Victor's friend, Manny Souza, has his own attraction as well. And while he seems to be as equally gifted at putting all of the scary stuff together, he seems much more random in his approach and not has concerned that every scratch and dent are covered up. Where Victor seems to be more selective in his props, Manny will throw whatever fits his fancy into the mix including a well placed "Bates Motel" sign. Mind you I'm going by the way the movie has been edited; it's quite possible Victor has a bunch of randomness in his set-up as well.
Rick Brodeur, along with his father Matt, is by far the least skilled, but his ambition makes up for it. All three of them are essentially putting up mazes (Victor even utilizes what appears to be his whole house), but Rick and Matt's has torn tarp and plastic for walls whereas Victor and Manny have actually gone to the trouble of erecting some walls from wood or whatever else they can find that go along with the theme in that area of the maze. Most of the scenes with Rick and Matt end up being the most endearing though just because there is such a harmless innocence to everything they try to do from building a paper mache alien with hilarious results to trying to get two dead baby sculptures on a seesaw.
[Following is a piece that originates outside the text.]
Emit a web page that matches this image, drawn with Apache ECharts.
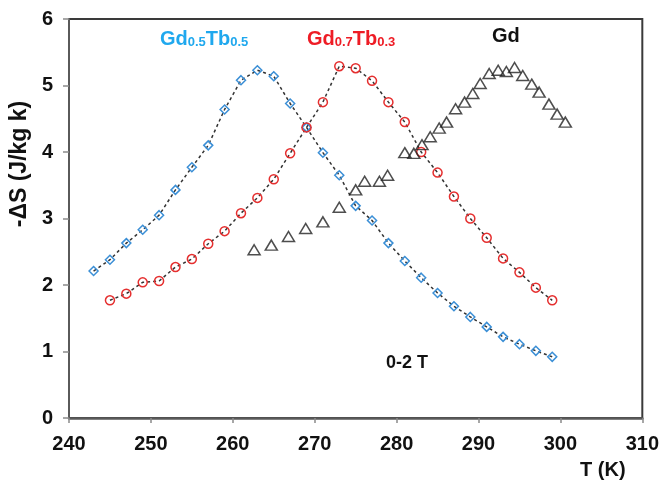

Victor and Rick get most of the focus and considering they have a pretty perfect Yin and Yang kind of thing going on this works pretty well. I still would have liked to have seen more of Manny's set-up and more of his family. Family plays a big part into why Victor is able to get through the project; his oldest daughter seems to be an up-and-coming haunter herself. Like I said before, Victor seems about two steps away from going into a major depression; it's plainly obvious he can't stand his job as an IT guy (which he is about to lose) and this is the one thing every year that really brings him happiness. His wife makes a good point early on that she'd rather him be doing this than be off gambling or something; this is something that not only makes him happy but the close to a thousand people that show up every year to tour the attraction.
This being a made for cable production (it was produced for the Chiller channel) it is limited in its 90 minute time frame. This is a film where I think twenty or so more minutes really would have made it a much richer experience. The final 20 minutes or so (when we actually get to Halloween) seem a little rushed. Michael Stephenson has now made two of the more interesting documentaries in the past few years; he also directed 2009's Best Worst Movie. I am excited to see whatever he has coming up next.
With my only complaint being that I wish it was longer, obviously I can't recommend this movie enough. It's currently available on Netflix Instant. Check it out.